One more week until Spring Break!
Granted, my spring break will probably be me working on music. I have 2 dances for the college I need to score, and then my own projects. I am slowly finding my muse, tho they are now dressed in black. Art used to come easier, without the road blocks, fear, or second guessing. Now it seems I am paralyzed before I even begin. I am going to try and unplug as much as I can during Spring Break, aka SLEEP. It is hard to get away, or relax right now. Five fur babies at home, and one has issues and needs meds and attention. The poor baby, but that also means I get to vacation in my mind.
The other day I spent 2.5 hours in traffic just to get him, because people are selfish and drive selfishly which in turn causes accidents. At the end of this joyous excursion, I had to spend 30 minutes on the foam roller to get my back to move properly again. Oh the joys of age.
I have more recently become more serious about writing screenplays, I have at least 4 or 5 solid ideas in my head. I actually started writing one, and by started I have about 45 seconds of dialogue and action completed. If I put it on Tic Tok could I win an Oscar for best adapted screenplay? I really just need someone to bounce ideas off of, someone who will get excited about my ideas with me and then tell me flat out if its complete shit, or where things need to change.
This weekend I am going to an Oscar Party with the SCL, so its going to be a room full of composer, and musicians, and lyricist, all of whom have careers that I can only dream of. And then there will be me, alone in the room desperate trying to convince myself that I have every right to be there as well. You see, I did score a feature film. It got shelved and will never see the light of day, but it still counts for my Gold Membership that lets me go to some cool things. I've met a few of my heroes at these events, and its always so memorable. So Saturday, in my brand new suit, I will try not to drown in my own self sabotaging and fear of imposter syndrome. But rather, be friendly, make friends, and celebrate the work of some amazing humans.
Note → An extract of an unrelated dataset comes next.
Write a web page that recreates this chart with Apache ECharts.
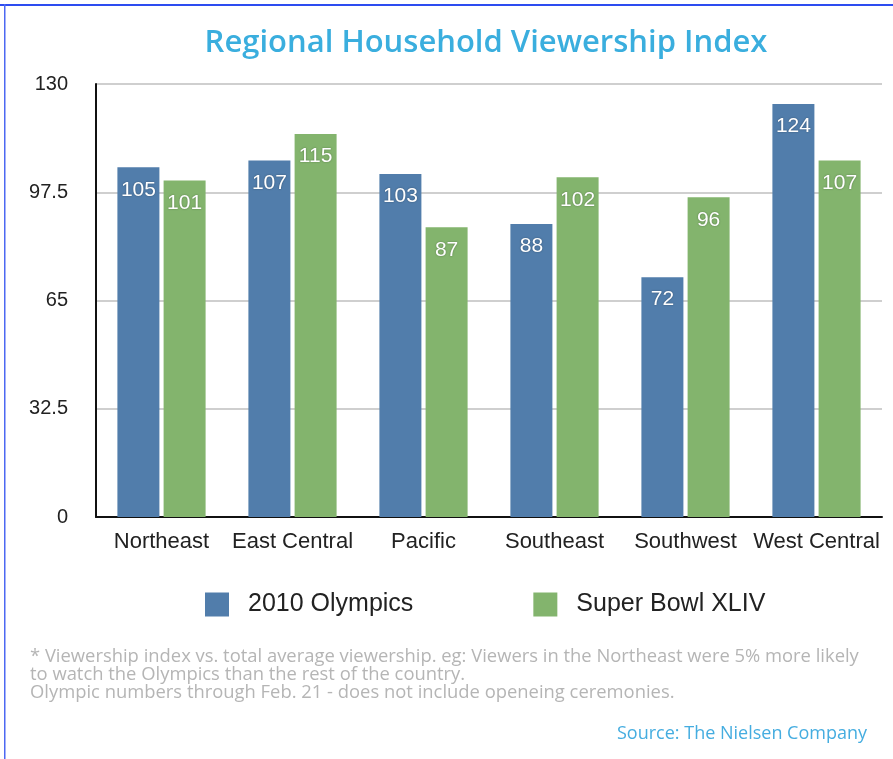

The problem with wanting to do a thousand different things is that my brain becomes like a funnel full of marbles. Each marble is something I want to achieve or complete, and the funnel is my time to do these things. Mostly only broken marbles pass through, I rarely finish projects unless they have hard deadlines. These tend to be things for the college and their productions. I need to be more firm with giving myself the same deadlines, and hold myself to them. That way I feel more accomplished that things get done.
I find myself still having fights with depression because I have had so much to grieve. And when I get into those ruts, it is so difficult to pull myself out and do something creative. I have so much I want to do and accomplish, but I need the time to do it all, and I need to be in the right state of mind in the first place. If not, I just sit and ponder, and waste time wondering. Some days my heart is so heavy that it sits like a boulder on my chest and holds me down.
Anyways, I did complete one demo for "Sing While You're Winning" and I am hoping I can work a bit more on "Retail" in the near future.